The proposed route, which no longer cuts quite as close to the Williamses’ property, will require clear-cutting swaths of farmland and wild flora. It takes the pipeline right through the National Forest, “where it’s illegal to move a rock or pick a flower,” Linda says. “But the governments will let a corporation come through!” Robin adds.

Now sinkholes, explosions and gas-line leaks,

You hear it on the news almost every week.

Dominion says ‘Don’t worry,’ but it ain’t wise

To be flirting with disaster with their pipeline

Who knew? The rock formation in the region, known as karst, is characterized by caves and underground drainage channels, making it prone to sinkholes. “One opened in the barn of a farmer down the road,” Robin says. And the gas-line leaks? “That doesn’t affect you until it affects you,” Robin says. “But it can happen anywhere.”
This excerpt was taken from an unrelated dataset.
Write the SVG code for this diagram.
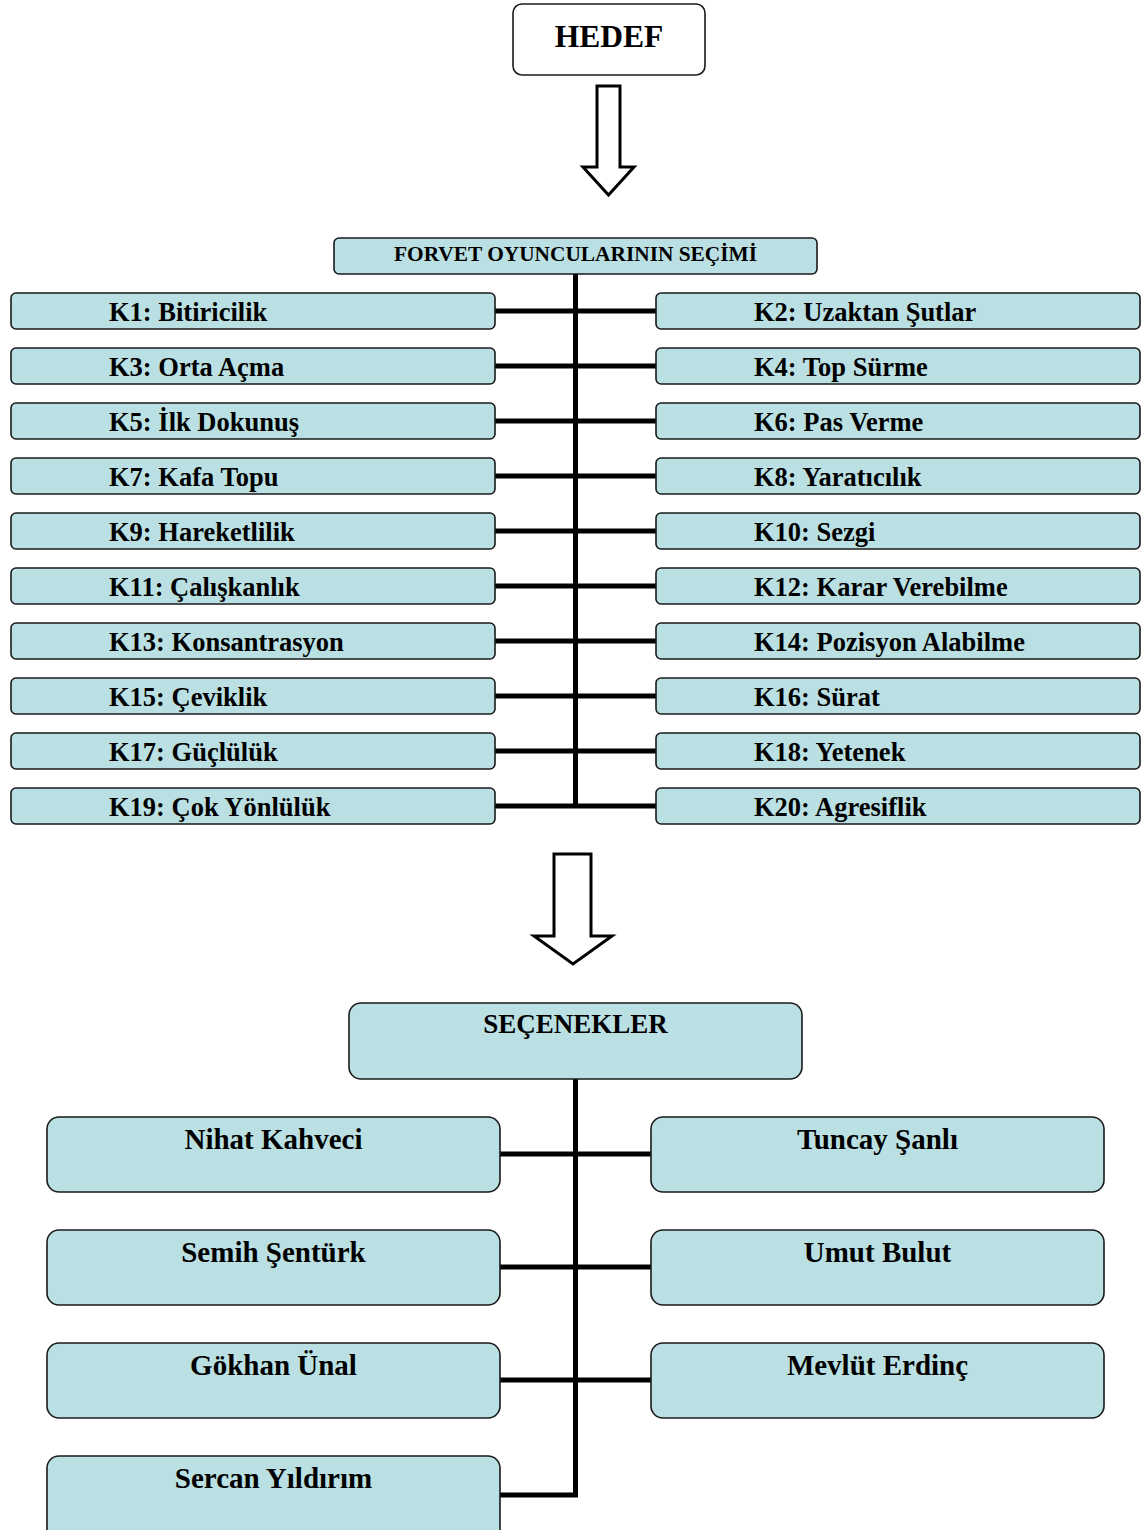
<svg xmlns="http://www.w3.org/2000/svg" width="1143" height="1530" viewBox="0 0 1143 1530">
<style>
.box{fill:#bae0e3;stroke:#1a1a1a;stroke-width:1.6}
.wbox{fill:#ffffff;stroke:#1a1a1a;stroke-width:1.6}
.arrow{fill:#ffffff;stroke:#000;stroke-width:3;stroke-linejoin:miter}
.t{font-family:"Liberation Serif","Times New Roman",serif;font-weight:bold;fill:#000}
.k{font-size:26.5px}
.o{font-size:29px;text-anchor:middle}
.conn{stroke:#000;stroke-width:5;fill:none}
</style>
<rect width="1143" height="1530" fill="#fff"/>
<g id="hedef">
<rect class="wbox" x="513" y="4" width="192" height="71" rx="9"/>
<text class="t" x="609" y="47" font-size="31.5" text-anchor="middle">HEDEF</text>
</g>
<g id="arrow1"><path class="arrow" d="M597,86 H620 V167 H634 L608.5,195 L583,167 H597 Z"/></g>
<g id="forvet">
<rect class="box" x="334" y="238" width="483" height="36" rx="5"/>
<text class="t" x="575.5" y="261" font-size="21" text-anchor="middle" textLength="363" lengthAdjust="spacingAndGlyphs">FORVET OYUNCULARININ SEÇİMİ</text>
</g>
<g id="connectors">
<path class="conn" d="M575.5,274 V806"/>
<path class="conn" d="M495,311 H656 M495,366 H656 M495,421 H656 M495,476 H656 M495,531 H656 M495,586 H656 M495,641 H656 M495,696 H656 M495,751 H656 M495,806 H656"/>
<path class="conn" d="M575.5,1079 V1495 H500 M500,1154 H651 M500,1267 H651 M500,1380 H651"/>
</g>
<g id="k1"><rect class="box" x="11" y="293" width="484" height="36" rx="5"/><text class="t k" x="109" y="321">K1: Bitiricilik</text></g>
<g id="k2"><rect class="box" x="656" y="293" width="484" height="36" rx="5"/><text class="t k" x="754" y="321">K2: Uzaktan Şutlar</text></g>
<g id="k3"><rect class="box" x="11" y="348" width="484" height="36" rx="5"/><text class="t k" x="109" y="376">K3: Orta Açma</text></g>
<g id="k4"><rect class="box" x="656" y="348" width="484" height="36" rx="5"/><text class="t k" x="754" y="376">K4: Top Sürme</text></g>
<g id="k5"><rect class="box" x="11" y="403" width="484" height="36" rx="5"/><text class="t k" x="109" y="431">K5: İlk Dokunuş</text></g>
<g id="k6"><rect class="box" x="656" y="403" width="484" height="36" rx="5"/><text class="t k" x="754" y="431">K6: Pas Verme</text></g>
<g id="k7"><rect class="box" x="11" y="458" width="484" height="36" rx="5"/><text class="t k" x="109" y="486">K7: Kafa Topu</text></g>
<g id="k8"><rect class="box" x="656" y="458" width="484" height="36" rx="5"/><text class="t k" x="754" y="486">K8: Yaratıcılık</text></g>
<g id="k9"><rect class="box" x="11" y="513" width="484" height="36" rx="5"/><text class="t k" x="109" y="541">K9: Hareketlilik</text></g>
<g id="k10"><rect class="box" x="656" y="513" width="484" height="36" rx="5"/><text class="t k" x="754" y="541">K10: Sezgi</text></g>
<g id="k11"><rect class="box" x="11" y="568" width="484" height="36" rx="5"/><text class="t k" x="109" y="596">K11: Çalışkanlık</text></g>
<g id="k12"><rect class="box" x="656" y="568" width="484" height="36" rx="5"/><text class="t k" x="754" y="596">K12: Karar Verebilme</text></g>
<g id="k13"><rect class="box" x="11" y="623" width="484" height="36" rx="5"/><text class="t k" x="109" y="651">K13: Konsantrasyon</text></g>
<g id="k14"><rect class="box" x="656" y="623" width="484" height="36" rx="5"/><text class="t k" x="754" y="651">K14: Pozisyon Alabilme</text></g>
<g id="k15"><rect class="box" x="11" y="678" width="484" height="36" rx="5"/><text class="t k" x="109" y="706">K15: Çeviklik</text></g>
<g id="k16"><rect class="box" x="656" y="678" width="484" height="36" rx="5"/><text class="t k" x="754" y="706">K16: Sürat</text></g>
<g id="k17"><rect class="box" x="11" y="733" width="484" height="36" rx="5"/><text class="t k" x="109" y="761">K17: Güçlülük</text></g>
<g id="k18"><rect class="box" x="656" y="733" width="484" height="36" rx="5"/><text class="t k" x="754" y="761">K18: Yetenek</text></g>
<g id="k19"><rect class="box" x="11" y="788" width="484" height="36" rx="5"/><text class="t k" x="109" y="816">K19: Çok Yönlülük</text></g>
<g id="k20"><rect class="box" x="656" y="788" width="484" height="36" rx="5"/><text class="t k" x="754" y="816">K20: Agresiflik</text></g>
<g id="arrow2"><path class="arrow" d="M554,854 H591 V936 H612 L573,964 L534,936 H554 Z"/></g>
<g id="secenekler">
<rect class="box" x="349" y="1003" width="453" height="76" rx="12"/>
<text class="t" x="575.5" y="1033" font-size="27" text-anchor="middle">SEÇENEKLER</text>
</g>
<g id="nihat"><rect class="box" x="47" y="1117" width="453" height="75" rx="12"/><text class="t o" x="273.5" y="1149">Nihat Kahveci</text></g>
<g id="tuncay"><rect class="box" x="651" y="1117" width="453" height="75" rx="12"/><text class="t o" x="877.5" y="1149">Tuncay Şanlı</text></g>
<g id="semih"><rect class="box" x="47" y="1230" width="453" height="75" rx="12"/><text class="t o" x="273.5" y="1262">Semih Şentürk</text></g>
<g id="umut"><rect class="box" x="651" y="1230" width="453" height="75" rx="12"/><text class="t o" x="877.5" y="1262">Umut Bulut</text></g>
<g id="gokhan"><rect class="box" x="47" y="1343" width="453" height="75" rx="12"/><text class="t o" x="273.5" y="1375">Gökhan Ünal</text></g>
<g id="mevlut"><rect class="box" x="651" y="1343" width="453" height="75" rx="12"/><text class="t o" x="877.5" y="1375">Mevlüt Erdinç</text></g>
<g id="sercan"><rect class="box" x="47" y="1456" width="453" height="90" rx="12"/><text class="t o" x="273.5" y="1488">Sercan Yıldırım</text></g>
</svg>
These Richmond operators don’t care ’bout you and me.

They just want to make a killing when they got more than they need.

And you can bet they’re safe in their houses so fine,

Far, far away from the pipeline

The Williamses say it took time to come up with the right noun: “Operators,” they figured, worked for both politicians and energy company honchos. But much of the indignation in this verse is aimed at Virginia’s Democratic governor. Terry McAuliffe, Linda says, “ran as a green candidate.” That, she now says, is “hooey.”
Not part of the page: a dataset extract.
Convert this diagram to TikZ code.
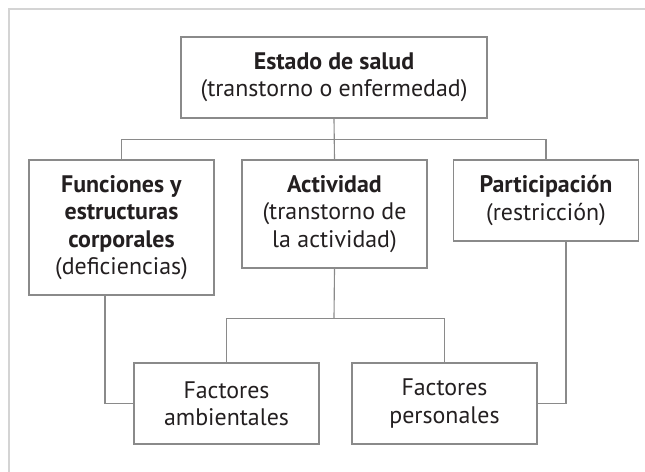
\documentclass[tikz,border=0pt]{standalone}
\usepackage{fontspec}
\setmainfont{PT Sans}
\definecolor{boxgray}{HTML}{8A8A8A}
\definecolor{framegray}{HTML}{D4D4D4}
\definecolor{inkgray}{HTML}{231F20}
\begin{document}
\begin{tikzpicture}[x=0.025cm,y=-0.025cm]
    \tikzstyle{every node}+=[inner sep=0pt]
    \tikzstyle{caja}=[draw=boxgray,line width=0.8pt,fill=white,align=center,text=inkgray,font=\fontsize{17}{19.4}\selectfont,minimum width=4.625cm]
    \tikzstyle{linea}=[draw=boxgray,line width=0.8pt]
    \useasboundingbox (0,0) rectangle (645,472);
    \draw [framegray,line width=0.8pt] (9,472) -- (9,9) -- (645,9);
    \node [caja,minimum width=7.65cm,minimum height=2.025cm] (salud) at (334,77.5) {\textbf{Estado de salud}\\(transtorno o enfermedad)};
    \node [caja,minimum height=3.375cm] (func) at (121.5,227.5) {\textbf{Funciones y}\\\textbf{estructuras}\\\textbf{corporales}\\(deficiencias)};
    \node [caja,minimum height=2.7cm] (act) at (334.5,214) {\textbf{Actividad}\\(transtorno de\\la actividad)};
    \node [caja,minimum height=2.025cm] (part) at (546,200.5) {\textbf{Participación}\\(restricción)};
    \node [caja,minimum height=2.025cm] (amb) at (226.5,403.5) {Factores\\ambientales};
    \node [caja,minimum height=2.025cm] (pers) at (444.5,403.5) {Factores\\personales};
    \coordinate (bus1) at (334,139.5);
    \coordinate (bus2) at (334,318.5);
    \draw [linea] (salud.south) -- (act.north);
    \draw [linea] (func.north) |- (bus1) -| (part.north);
    \draw [linea] (act.south) -- (bus2);
    \draw [linea] (amb.north) |- (bus2) -| (pers.north);
    \draw [linea] (func.south) ++(-16.5,0) |- (amb.west);
    \draw [linea] (part.south) ++(20,0) |- (pers.east);
\end{tikzpicture}
\end{document}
Now these Big Boys say, ‘It’s a done deal.’

But nothing’s done as long as we’ll

Stand together for our rights and our property

And keep pushing back against their pipeline

Here’s the rallying cry for the traditional anti-corporate, pro-property-rights values of rural Virginia. You begin to understand the don’t-tread-on-me line of thinking, Linda explains, when you’ve poured “heart and soul” into a 19th-century white frame house that’s been under constant renovation since you moved in nearly 40 years ago.


The pipeline’s proposed route goes through these pastures near the Williamses’ home. (Charles Ommanney/The Washington Post)

The anti-pipeline coalition is “an unlikely alliance,” says Linda, who was seen parading through Staunton on Independence Day beside a float labeled, “Property rights are patriotic.” Not the slogan you would necessarily associate with a darling of NPR. But the thing that’s been great about this coalition, Linda says, is that it “opens people’s eyes” to other ways of seeing things: The enviros have picked up on the anti-authoritarian tradition, she says, and some of the tea partyers have wondered whether government couldn’t perhaps help out. A whole new kind of anti-pipeline political harmony!

The energy group has published its own pro-pipeline propaganda, of course. The pipeline will increase “the reliability and security” of natural gas supplies, it says, “creating new jobs, maintaining cleaner air, and providing lower prices to heat and power homes and businesses.” But it’s not exactly hum-along reading.

A spokesman for Dominion explains that if everything stays on schedule, the company could get approval for the project next summer, start construction later that year and go into operation before the end of 2018.

About 300 landowners have objected, he says; 52 changed their minds after getting a follow-up call; and the pipeline company has so far filed 58 lawsuits. There is a state law about surveying private property, the spokesman says, and “as long as we follow the statute, by law we don’t have to ask for permission.” He’s also aware of at least two lawsuits that landowners have filed, alleging that the state statute violates the U.S. Constitution.

But the company has no plans to sway the court of public opinion with lyrics of its own. Which could be a mistake. Because whatever you feel about fracking, the Williamses’ tune, with its tree-huggin’, tea-party-pleasin’ lyrics, is almost impossibly hard to forget. You find it jingling around in your head at the darndest moment, when you’re adjusting the A/C or pumping gas.

And it has apparently already found a following in the energy business.

A few months ago, the Williamses received an e-mail from a natural-gas trader in Houston describing how he sits on an open trading floor with about 50 other people.

“I’m not saying we agree, or disagree, with your stance on the pipeline,” the e-mail says. “However, I did want you to know we (our natural gas trading team) often whistle, sing or play your YouTube video with the Pipeline Song.”